Amerikan televizyonlarında bu görüntüler yayınlanırken, Cumhurbaşkanı Demirel haykırıyor:
‘‘Devleti küçültmenin anlamı yok.’’
Anlaşılan Demirel'in bu haykırışı Türkiye sınırlarını aşmıyor. Amerikan televizyonları bu sese kulak vermiyor.
Reisicumhur Hazretleri'ne soruyorum.
Devleti küçülten kimdir?
60 yılda Türkiye'de felaketlerle baş etme konusunda bir adım öteye gidemeyenler midir, yoksa biz mi?
Yarın
TÜPRAŞ'ta nelerin yanlış olduğunu yazacağım.
Ölümüne hile
BAZEN, hak ediyoruz da onun için mi ölüyoruz diye soruyorum kendi kendime, yaptıklarımızı duyunca.
Deprem nedeniyle çatlayan ve hasar gören binaların sahiplerinin ne yaptığını duydunuz mu?

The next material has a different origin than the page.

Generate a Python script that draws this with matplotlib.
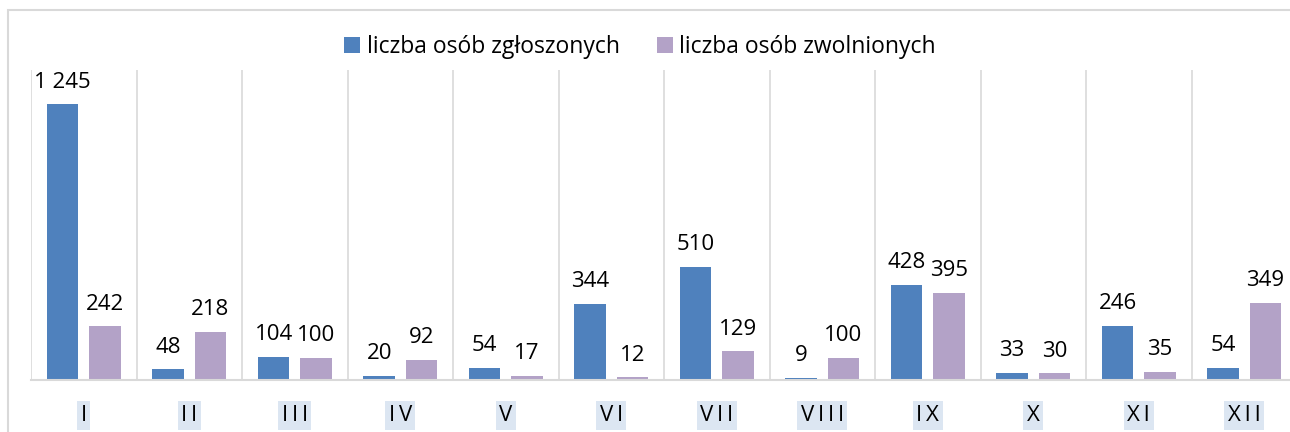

Belediyenin yapacağı incelemelerde ‘‘Oturulabilir’’ rapru almak için binalardaki çatlakları sıvayıp üstünü boyayanlar varmış. Bütün bu hile, uzmanlar görüp de binayı boşaltmasınlar ve yıkım emri vermesinler diye. Bu hileyi yapıp yutturanlar, acaba bir dahaki depremde enkaz altında kurtarılmayı beklemeyi mi tercih ederler, yoksa enkazın üstüne oturup, altta kalan yakınlarının çıkarılmasını beklemeyi mi?
NE ZAMAN ADAM OLURUZ?
Dedikoduya inanmak, yönetim şekli olmadığı zaman.